Part of the problem can be traced to co-screenwriter Ron Bass, who numbers among his credits Stepmom, When a Man Loves a Woman and What Dreams May Come. Somebody should check this guy's word processor for saccharine overload. Here it's not sentimentality that disfigures the picture, so much as simple clunkiness, spiced with the occasional howler. We get to hear one of the great bad lines of the year in a scene that involves Mac trying to extract a confession from Gin by repeatedly ducking her head under water. When she comes up gasping for air a third or fourth time, she blurts damply: "Please come with me to Kuala Lumpur." What a fabulous way to introduce the next budget-blowing location!

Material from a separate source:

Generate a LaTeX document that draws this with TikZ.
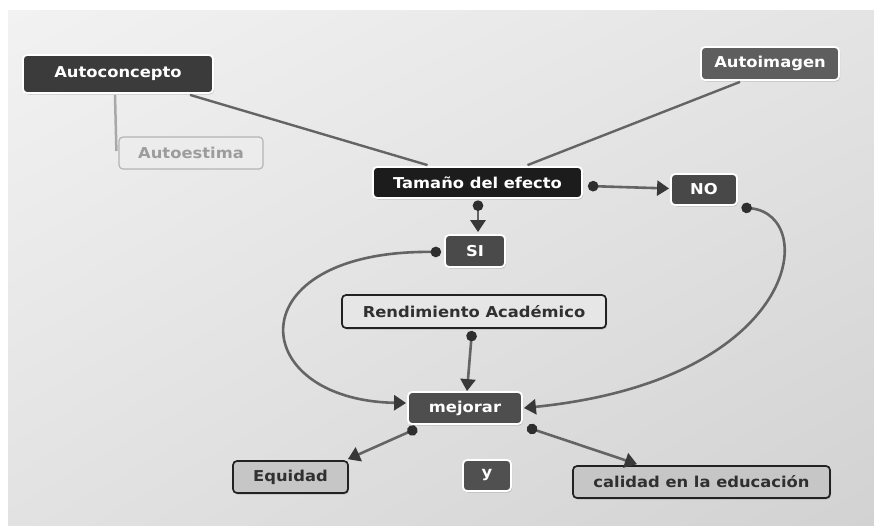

For the most part, however, the film exhibits a dogged competence, and goes all out for a Bond-style finale in a glass skyscraper as the millennium countdown begins. As her boss (Will Patton) and his partner (Ving Rhames) wait anxiously in the wings, a conclusion - thank God - finally seems in sight. The relationship between Connery and Zeta-Jones has gone through so many twists by then, it's anybody's guess who's gulling who. Has he gone spoony over her? Has she stitched him up for a grand larceny charge?

These questions might matter if we could feel something was at stake - a vital romantic connection, for instance - but the film has effectively anaesthetised us. Our perception of Gin and Mac hasn't changed: we know as much (or as little) about them as we did at the beginning - not because they are opaque or mysterious, but because nothing of humanity has touched either of them.

Catherine Zeta-Jones is easy on the eye, even if she rarely seems capable of duplicitous cunning. Connery strolls through the part with a look pitched somewhere between regret and magisterial boredom. I think I know how he felt.

If Entrapment is a warning of blockbusters to come, then we could be in for a deadly summer.